Mientras pienso esto, caigo en la cuenta de que estamos aún en pleno verano y muchos oficinistas se han marchado a las playas. Pero la cuadrilla persevera en la higiene, sigue rumbo calle arriba con su manguera portentosa. Voy a sentarme un rato en la terraza del viejo José Luis, pediré un café americano con hielo y esperaré a que los motores nos devuelvan a la vida.
14.30 horas. Treinta y cuatro grados post meridiem. El fenómeno, poco soportable, se adorna con una humedad espantosa. Sería sarcasmo prefigurar un verano de brisa fresca y rebeca en los atardeceres, dada la circunstancia. No hemos sido capaces de fabricarlo, e incluso nuestra obra social nos condena a la árida asunción de un carácter, digamos, ardiente. El anticonceptivo es, sin lugar a dudas, beber líquidos bien helados y sobrellevar la patria, que es como decir sobrellevarnos a nosotros mismos. España es nuestro tema, aunque tratemos de huir.

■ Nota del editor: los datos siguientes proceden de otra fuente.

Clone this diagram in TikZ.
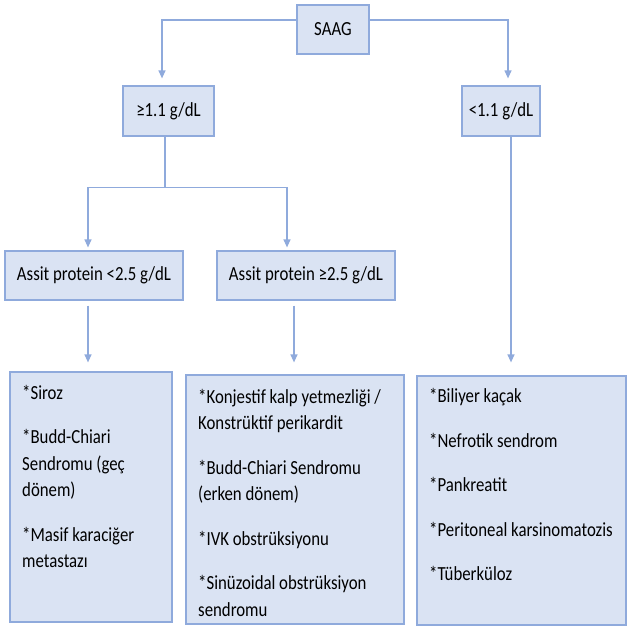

Cae la tarde en la Diagonal de Barcelona, un soberbio humano me ha dicho todas las palabras de la queja, el lamento abotargado, abrasado bajo el sol hispano. Según Baltasar Gracián, yendo la soberbia de paseo por Europa se topó con Iberia, y aquí se quedó. Da igual limpiabotas que banquero, sastre o carnicero, todos proyectamos nuestra sombra a la luz de España, y nos ponemos poéticos, el síntoma de haber nacido en este extremo geográfico poblado por reyes. Larra en el corazón y en los santos atributos.